### Material
_____
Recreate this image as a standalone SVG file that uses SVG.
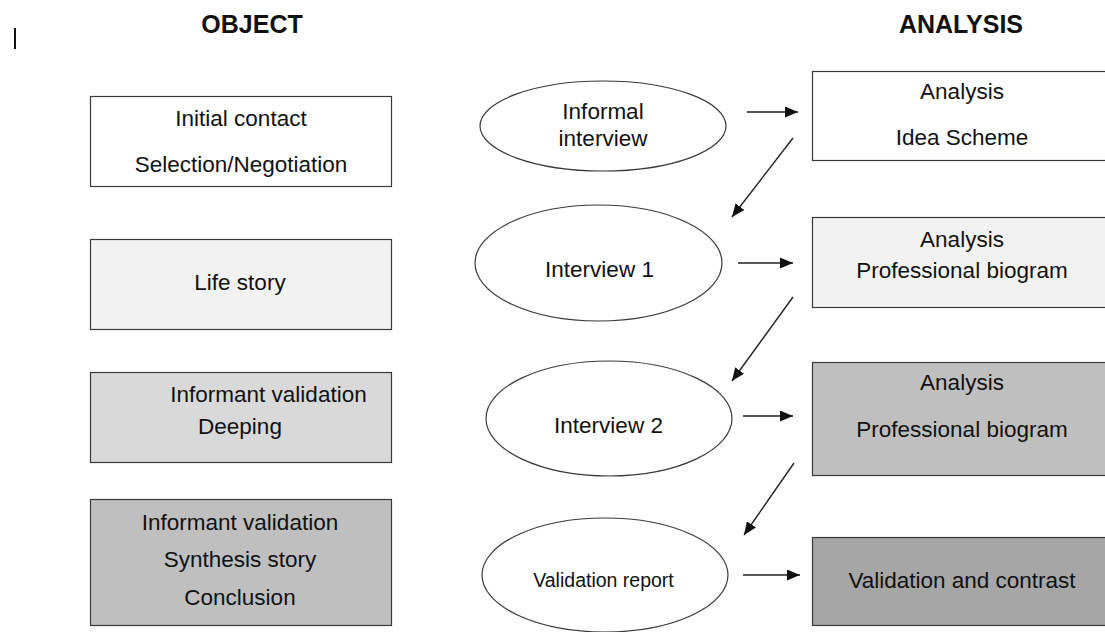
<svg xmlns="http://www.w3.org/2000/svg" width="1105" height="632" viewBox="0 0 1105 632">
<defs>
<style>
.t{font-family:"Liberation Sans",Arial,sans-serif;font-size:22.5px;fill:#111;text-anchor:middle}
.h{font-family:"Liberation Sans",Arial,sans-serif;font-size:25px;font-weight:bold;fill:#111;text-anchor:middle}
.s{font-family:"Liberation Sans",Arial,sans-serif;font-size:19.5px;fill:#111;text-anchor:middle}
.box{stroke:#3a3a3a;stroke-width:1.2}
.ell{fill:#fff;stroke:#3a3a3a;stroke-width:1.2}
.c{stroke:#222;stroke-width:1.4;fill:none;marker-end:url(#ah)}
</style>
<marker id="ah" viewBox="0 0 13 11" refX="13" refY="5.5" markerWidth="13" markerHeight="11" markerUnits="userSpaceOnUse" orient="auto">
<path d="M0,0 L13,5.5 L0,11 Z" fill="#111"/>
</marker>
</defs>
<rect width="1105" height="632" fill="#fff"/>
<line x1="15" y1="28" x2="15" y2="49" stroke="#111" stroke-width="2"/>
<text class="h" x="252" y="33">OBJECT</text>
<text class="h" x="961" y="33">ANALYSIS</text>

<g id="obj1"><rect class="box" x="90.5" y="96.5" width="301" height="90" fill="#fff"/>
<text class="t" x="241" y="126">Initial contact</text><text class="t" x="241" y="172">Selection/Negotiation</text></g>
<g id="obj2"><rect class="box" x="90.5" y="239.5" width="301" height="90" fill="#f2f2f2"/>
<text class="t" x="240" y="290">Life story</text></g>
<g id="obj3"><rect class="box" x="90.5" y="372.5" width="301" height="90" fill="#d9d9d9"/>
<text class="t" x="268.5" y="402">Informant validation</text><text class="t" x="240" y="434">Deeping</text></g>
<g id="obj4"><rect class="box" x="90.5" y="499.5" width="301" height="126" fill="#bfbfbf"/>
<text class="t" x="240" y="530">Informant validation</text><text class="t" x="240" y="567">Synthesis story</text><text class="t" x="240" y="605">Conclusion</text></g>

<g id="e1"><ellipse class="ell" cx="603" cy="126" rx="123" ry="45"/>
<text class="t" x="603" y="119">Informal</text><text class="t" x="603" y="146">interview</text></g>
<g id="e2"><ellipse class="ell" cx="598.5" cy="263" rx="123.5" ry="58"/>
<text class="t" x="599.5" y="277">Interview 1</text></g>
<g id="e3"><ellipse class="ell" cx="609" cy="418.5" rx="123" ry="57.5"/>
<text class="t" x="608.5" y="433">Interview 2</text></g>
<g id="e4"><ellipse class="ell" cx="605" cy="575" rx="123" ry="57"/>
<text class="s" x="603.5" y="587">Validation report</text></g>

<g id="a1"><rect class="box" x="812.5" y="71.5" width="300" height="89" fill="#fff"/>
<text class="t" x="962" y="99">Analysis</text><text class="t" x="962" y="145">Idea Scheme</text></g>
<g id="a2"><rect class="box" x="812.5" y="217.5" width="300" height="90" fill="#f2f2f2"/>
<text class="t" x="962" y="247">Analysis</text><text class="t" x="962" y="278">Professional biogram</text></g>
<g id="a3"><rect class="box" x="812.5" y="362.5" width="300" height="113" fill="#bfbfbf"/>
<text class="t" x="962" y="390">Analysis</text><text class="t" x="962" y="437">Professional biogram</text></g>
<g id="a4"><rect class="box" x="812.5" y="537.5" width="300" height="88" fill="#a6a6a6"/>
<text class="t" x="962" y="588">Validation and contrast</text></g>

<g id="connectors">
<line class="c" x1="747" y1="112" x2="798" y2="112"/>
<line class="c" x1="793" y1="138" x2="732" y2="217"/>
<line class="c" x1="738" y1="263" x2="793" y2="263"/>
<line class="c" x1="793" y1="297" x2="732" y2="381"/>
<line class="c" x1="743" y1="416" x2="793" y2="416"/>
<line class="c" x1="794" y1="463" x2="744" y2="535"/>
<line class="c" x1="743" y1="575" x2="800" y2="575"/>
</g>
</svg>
_____
### Exercise details
Transcribe the material exactly, keeping every word and none of the pictures.

### Response to this task
Recreate this image as a standalone SVG file that uses SVG.
<svg xmlns="http://www.w3.org/2000/svg" width="1105" height="632" viewBox="0 0 1105 632">
<defs>
<style>
.t{font-family:"Liberation Sans",Arial,sans-serif;font-size:22.5px;fill:#111;text-anchor:middle}
.h{font-family:"Liberation Sans",Arial,sans-serif;font-size:25px;font-weight:bold;fill:#111;text-anchor:middle}
.s{font-family:"Liberation Sans",Arial,sans-serif;font-size:19.5px;fill:#111;text-anchor:middle}
.box{stroke:#3a3a3a;stroke-width:1.2}
.ell{fill:#fff;stroke:#3a3a3a;stroke-width:1.2}
.c{stroke:#222;stroke-width:1.4;fill:none;marker-end:url(#ah)}
</style>
<marker id="ah" viewBox="0 0 13 11" refX="13" refY="5.5" markerWidth="13" markerHeight="11" markerUnits="userSpaceOnUse" orient="auto">
<path d="M0,0 L13,5.5 L0,11 Z" fill="#111"/>
</marker>
</defs>
<rect width="1105" height="632" fill="#fff"/>
<line x1="15" y1="28" x2="15" y2="49" stroke="#111" stroke-width="2"/>
<text class="h" x="252" y="33">OBJECT</text>
<text class="h" x="961" y="33">ANALYSIS</text>

<g id="obj1"><rect class="box" x="90.5" y="96.5" width="301" height="90" fill="#fff"/>
<text class="t" x="241" y="126">Initial contact</text><text class="t" x="241" y="172">Selection/Negotiation</text></g>
<g id="obj2"><rect class="box" x="90.5" y="239.5" width="301" height="90" fill="#f2f2f2"/>
<text class="t" x="240" y="290">Life story</text></g>
<g id="obj3"><rect class="box" x="90.5" y="372.5" width="301" height="90" fill="#d9d9d9"/>
<text class="t" x="268.5" y="402">Informant validation</text><text class="t" x="240" y="434">Deeping</text></g>
<g id="obj4"><rect class="box" x="90.5" y="499.5" width="301" height="126" fill="#bfbfbf"/>
<text class="t" x="240" y="530">Informant validation</text><text class="t" x="240" y="567">Synthesis story</text><text class="t" x="240" y="605">Conclusion</text></g>

<g id="e1"><ellipse class="ell" cx="603" cy="126" rx="123" ry="45"/>
<text class="t" x="603" y="119">Informal</text><text class="t" x="603" y="146">interview</text></g>
<g id="e2"><ellipse class="ell" cx="598.5" cy="263" rx="123.5" ry="58"/>
<text class="t" x="599.5" y="277">Interview 1</text></g>
<g id="e3"><ellipse class="ell" cx="609" cy="418.5" rx="123" ry="57.5"/>
<text class="t" x="608.5" y="433">Interview 2</text></g>
<g id="e4"><ellipse class="ell" cx="605" cy="575" rx="123" ry="57"/>
<text class="s" x="603.5" y="587">Validation report</text></g>

<g id="a1"><rect class="box" x="812.5" y="71.5" width="300" height="89" fill="#fff"/>
<text class="t" x="962" y="99">Analysis</text><text class="t" x="962" y="145">Idea Scheme</text></g>
<g id="a2"><rect class="box" x="812.5" y="217.5" width="300" height="90" fill="#f2f2f2"/>
<text class="t" x="962" y="247">Analysis</text><text class="t" x="962" y="278">Professional biogram</text></g>
<g id="a3"><rect class="box" x="812.5" y="362.5" width="300" height="113" fill="#bfbfbf"/>
<text class="t" x="962" y="390">Analysis</text><text class="t" x="962" y="437">Professional biogram</text></g>
<g id="a4"><rect class="box" x="812.5" y="537.5" width="300" height="88" fill="#a6a6a6"/>
<text class="t" x="962" y="588">Validation and contrast</text></g>

<g id="connectors">
<line class="c" x1="747" y1="112" x2="798" y2="112"/>
<line class="c" x1="793" y1="138" x2="732" y2="217"/>
<line class="c" x1="738" y1="263" x2="793" y2="263"/>
<line class="c" x1="793" y1="297" x2="732" y2="381"/>
<line class="c" x1="743" y1="416" x2="793" y2="416"/>
<line class="c" x1="794" y1="463" x2="744" y2="535"/>
<line class="c" x1="743" y1="575" x2="800" y2="575"/>
</g>
</svg>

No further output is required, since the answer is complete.